• Data extract:
....................

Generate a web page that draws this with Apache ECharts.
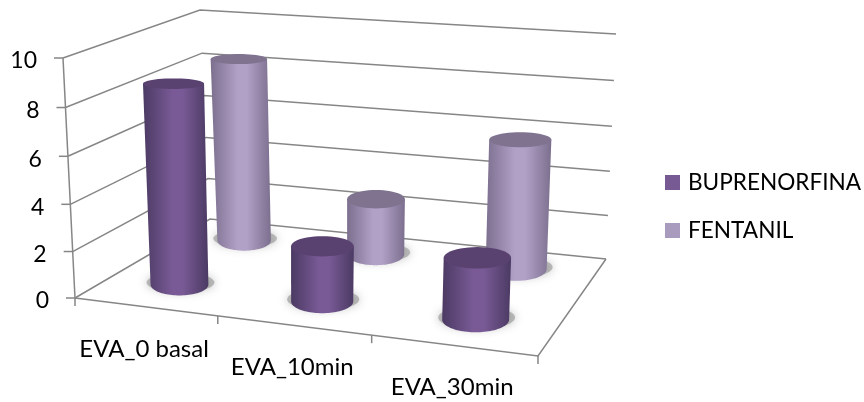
<!DOCTYPE html>
<html>
<head>
<meta charset="utf-8">
<style>
  html,body{margin:0;padding:0;background:#fff;}
  #chart{width:864px;height:402px;}
</style>
</head>
<body>
<div id="chart"></div>
<script src="https://cdn.jsdelivr.net/npm/echarts@6/dist/echarts.min.js"></script>
<script>
const categories = ['EVA_0 basal', 'EVA_10min', 'EVA_30min']
const yTicks = [0, 2, 4, 6, 8, 10]
const buprenorfina = [8.6, 2.35, 2.55]
const fentanil = [8.4, 2.55, 5.75]

// corners of the 3d box on screen: floor and the plane at value 10
const floorCorners = [[75, 298], [538, 356], [606, 259], [210, 219]]
const topCorners = [[63, 58], [547, 91], [616, 34], [200, 10]]
const FONT = 'Lato'
const LINE = '#868686'

const homography = (p) => {
  const [x0, y0] = p[0], [x1, y1] = p[1], [x2, y2] = p[2], [x3, y3] = p[3]
  const dx1 = x1 - x2, dx2 = x3 - x2, sx = x0 - x1 + x2 - x3
  const dy1 = y1 - y2, dy2 = y3 - y2, sy = y0 - y1 + y2 - y3
  const den = dx1 * dy2 - dx2 * dy1
  const g = (sx * dy2 - dx2 * sy) / den
  const h = (dx1 * sy - sx * dy1) / den
  const a = x1 - x0 + g * x1, b = x3 - x0 + h * x3
  const d = y1 - y0 + g * y1, e = y3 - y0 + h * y3
  return (u, w) => {
    const q = g * u + h * w + 1
    return [(a * u + b * w + x0) / q, (d * u + e * w + y0) / q]
  }
}
const floorMap = homography(floorCorners)
const topMap = homography(topCorners)

// u: 0..1 along categories, w: 0..1 into depth, v: 0..1 of the value axis
const project = (u, w, v) => {
  const a = floorMap(u, w), b = topMap(u, w)
  // upper ticks sit a little wider apart than the lower ones
  const s = v * (1 - 0.04 * (1 - v))
  return [a[0] + (b[0] - a[0]) * s, a[1] + (b[1] - a[1]) * s]
}
// scale position -> 0..1 inside the grid
const norm = (params, api, cat, val) => {
  const cs = params.coordSys
  const p = api.coord([cat, val])
  return [(p[0] - cs.x) / cs.width, (cs.y + cs.height - p[1]) / cs.height]
}
const lineEl = (pts, width) => ({
  type: 'polyline',
  shape: { points: pts },
  style: { stroke: LINE, lineWidth: width || 1.5, fill: null }
})
const ellipsePts = (c, rx, ry, from, to) => {
  const pts = []
  for (let i = 0; i <= 48; i++) {
    const t = from + (to - from) * i / 48
    pts.push([c[0] + rx * Math.cos(t), c[1] + ry * Math.sin(t)])
  }
  return pts
}

const renderFrame = (params, api) => {
  const val = api.value(0)
  const v = norm(params, api, 0, val)[1]
  const children = []
  const a = project(0, 0, v), b = project(0, 1, v), c = project(1, 1, v)
  children.push(lineEl([a, b, c]))
  children.push(lineEl([a, [a[0] - 9, a[1]]]))
  children.push({
    type: 'text',
    style: {
      text: String(val), x: a[0] - 26, y: a[1] + 3, align: 'right', verticalAlign: 'middle',
      fontFamily: FONT, fontSize: 23, fill: '#000'
    }
  })
  if (params.dataIndex === 0) {
    const d = project(1, 0, 0)
    children.push(lineEl([a, d, c]))
    children.push(lineEl([project(0, 0, 1), a]))
    for (let i = 0; i <= categories.length; i++) {
      const p = project(i / categories.length, 0, 0)
      children.push(lineEl([p, [p[0], p[1] + 8]]))
    }
    categories.forEach((name, i) => {
      const p = project((i + 0.5) / categories.length, 0, 0)
      children.push({
        type: 'text',
        style: {
          text: name, x: p[0] - 1, y: p[1] + 42, align: 'center', verticalAlign: 'middle',
          fontFamily: FONT, fontSize: 24, fill: '#000'
        }
      })
    })
  }
  return { type: 'group', children }
}

const cylinder = (depth, nudge, shade) => (params, api) => {
  const cat = api.value(0)
  const n = norm(params, api, cat, api.value(1))
  const u = n[0] + nudge, v = n[1]
  const base = project(u, depth, 0), top = project(u, depth, v)
  const left = project(u - 0.07, depth, v), right = project(u + 0.07, depth, v)
  const rx = (right[0] - left[0]) / 2
  const rxBase = (project(u + 0.07, depth, 0)[0] - project(u - 0.07, depth, 0)[0]) / 2
  const ryTop = rx * (0.38 - 0.24 * v)
  const ryBase = rxBase * 0.38
  const side = [[top[0] + rx, top[1]], [top[0] - rx, top[1]]]
    .concat(ellipsePts(base, rxBase, ryBase, Math.PI, 0))
  return {
    type: 'group',
    children: [
      {
        type: 'polygon',
        shape: { points: ellipsePts([base[0] + 1, base[1] - 2], rxBase + 5, ryBase - 1, 0, Math.PI * 2) },
        style: { fill: 'rgba(120,120,120,0.45)', shadowBlur: 10, shadowColor: 'rgba(110,110,110,0.9)' }
      },
      {
        type: 'polygon',
        shape: { points: side },
        style: {
          fill: new echarts.graphic.LinearGradient(0, 0, 1, 0, [
            { offset: 0, color: shade.edge },
            { offset: 0.45, color: shade.mid },
            { offset: 0.6, color: shade.mid },
            { offset: 1, color: shade.edge }
          ])
        }
      },
      {
        type: 'polygon',
        shape: { points: ellipsePts(top, rx, ryTop, 0, Math.PI * 2) },
        style: { fill: shade.cap }
      }
    ]
  }
}

const chart = echarts.init(document.getElementById('chart'))
chart.setOption({
  animation: false,
  backgroundColor: '#fff',
  grid: { left: 75, top: 58, width: 463, height: 240 },
  xAxis: { type: 'category', data: categories, show: false },
  yAxis: { type: 'value', min: 0, max: 10, interval: 2, show: false },
  legend: {
    orient: 'vertical',
    left: 665,
    top: 171,
    padding: 0,
    icon: 'rect',
    itemWidth: 15,
    itemHeight: 15,
    itemGap: 25,
    data: ['BUPRENORFINA', 'FENTANIL'],
    textStyle: { fontFamily: FONT, fontSize: 22.6, color: '#000', padding: [0, 0, 0, 3] }
  },
  series: [
    {
      name: 'frame',
      type: 'custom',
      renderItem: renderFrame,
      data: yTicks.map((t) => [t]),
      silent: true,
      z: 1
    },
    {
      name: 'FENTANIL',
      type: 'custom',
      renderItem: cylinder(0.78, -0.007, { edge: '#7c6f8e', mid: '#b1a1c7', cap: '#7f7390' }),
      data: fentanil.map((val, i) => [i, val]),
      encode: { x: 0, y: 1 },
      itemStyle: { color: '#a99bbd' },
      z: 2
    },
    {
      name: 'BUPRENORFINA',
      type: 'custom',
      renderItem: cylinder(0.24, 0, { edge: '#4b3a63', mid: '#795a96', cap: '#5a4270' }),
      data: buprenorfina.map((val, i) => [i, val]),
      encode: { x: 0, y: 1 },
      itemStyle: { color: '#775a94' },
      z: 3
    }
  ]
})
</script>
</body>
</html>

....................

• Required task: Your task is to restate word for word the lines from the top of the data to the line containing "const topMap = homography(topCorners)", both ends included, with every picture left out.

• Exercise result:
Generate a web page that draws this with Apache ECharts.
<!DOCTYPE html>
<html>
<head>
<meta charset="utf-8">
<style>
  html,body{margin:0;padding:0;background:#fff;}
  #chart{width:864px;height:402px;}
</style>
</head>
<body>
<div id="chart"></div>
<script src="https://cdn.jsdelivr.net/npm/echarts@6/dist/echarts.min.js"></script>
<script>
const categories = ['EVA_0 basal', 'EVA_10min', 'EVA_30min']
const yTicks = [0, 2, 4, 6, 8, 10]
const buprenorfina = [8.6, 2.35, 2.55]
const fentanil = [8.4, 2.55, 5.75]

// corners of the 3d box on screen: floor and the plane at value 10
const floorCorners = [[75, 298], [538, 356], [606, 259], [210, 219]]
const topCorners = [[63, 58], [547, 91], [616, 34], [200, 10]]
const FONT = 'Lato'
const LINE = '#868686'

const homography = (p) => {
  const [x0, y0] = p[0], [x1, y1] = p[1], [x2, y2] = p[2], [x3, y3] = p[3]
  const dx1 = x1 - x2, dx2 = x3 - x2, sx = x0 - x1 + x2 - x3
  const dy1 = y1 - y2, dy2 = y3 - y2, sy = y0 - y1 + y2 - y3
  const den = dx1 * dy2 - dx2 * dy1
  const g = (sx * dy2 - dx2 * sy) / den
  const h = (dx1 * sy - sx * dy1) / den
  const a = x1 - x0 + g * x1, b = x3 - x0 + h * x3
  const d = y1 - y0 + g * y1, e = y3 - y0 + h * y3
  return (u, w) => {
    const q = g * u + h * w + 1
    return [(a * u + b * w + x0) / q, (d * u + e * w + y0) / q]
  }
}
const floorMap = homography(floorCorners)
const topMap = homography(topCorners)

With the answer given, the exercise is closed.